The outcome of a statistical test is a decision to either accept or reject H0 (the Null Hypothesis) in favor of HAlt (the Alternate Hypothesis). Because H0 pertains to the population, it's either true or false for the population you're sampling from. You may never know what that truth is, but an objective truth is out there nonetheless.

The truth can be one of two things, and your conclusion is one of two things, so four different situations are possible; these are often portrayed in a fourfold table.

Here are the four things that can happen when you run a statistical significance test on your data (using an example of testing a drug for efficacy):

• You can get a nonsignificant result when there is truly no effect present. This is correct — you don't want to claim that a drug works if it really doesn't. (See the upper-left corner of the outlined box in the figure.)

• You can get a significant result when there truly is some effect present. This is correct — you do want to claim that a drug works when it really does. (See the lower-right corner of the outlined box in the figure.)

• You can get a significant result when there's truly no effect present. This is a Type I error — you've been tricked by random fluctuations that made a truly worthless drug appear to be effective. (See the lower-left corner of the outlined box in the figure.)

Your company will invest millions of dollars into the further development of a drug that will eventually be shown to be worthless. Statisticians use the Greek letter alpha to represent the probability of making a Type I error.

• You can get a nonsignificant result when there truly is an effect present. This is a Type II error (see the upper-right corner of the outlined box in the figure) — you've failed to see that the drug really works, perhaps because the effect was obscured by the random noise in the data.

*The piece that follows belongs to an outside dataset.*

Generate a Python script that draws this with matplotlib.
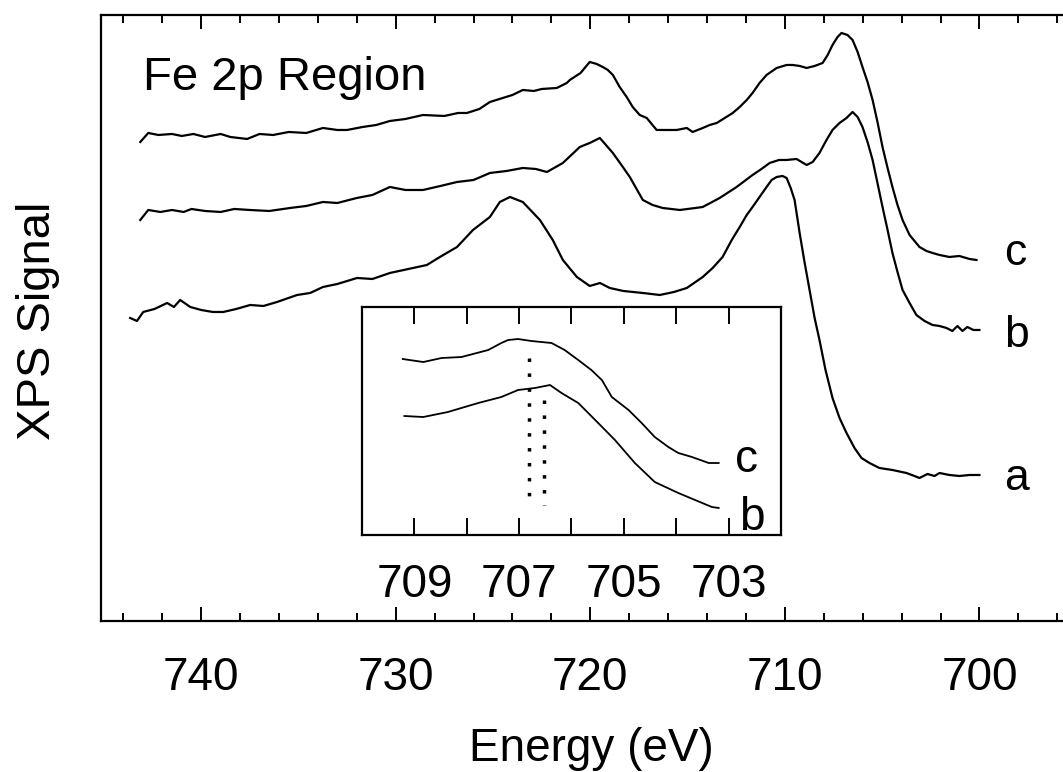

Further development will be halted, and the miracle drug of the century will be consigned to the scrap heap, along with the Nobel prize you'll never get. Statisticians use the Greek letter beta to represent the probability of making a Type II error.

Limiting your chance of making a Type I error (falsely claiming significance) is very easy. If you don't want to make a Type I error more than 5 percent of the time, don't declare significance unless the p value is less than 0.05. That's called testing at the 0.05 alpha level.

If you're willing to make a Type I error 10 percent of the time, use p < 0.10 as your criterion for significance. This is very often done in "exploratory" studies, where you're more willing to give the drug the benefit of the doubt. On the other hand, if you're really terrified of Type I errors, use p < 0.000001 as your criterion for significance, and you won't falsely claim significance more than one time in a million.

Why not always use a small alpha level (like p < 0.000001) for your significance testing? Because then you'll almost never get significance, even if an effect really is present. Researchers don't like to go through life never making any discoveries. If a drug really is effective, you want to get a significant result when you test it.

You need to strike a balance between Type I and Type II errors — between the alpha and beta error rates. If you make alpha too small, beta will become too large, and vice versa.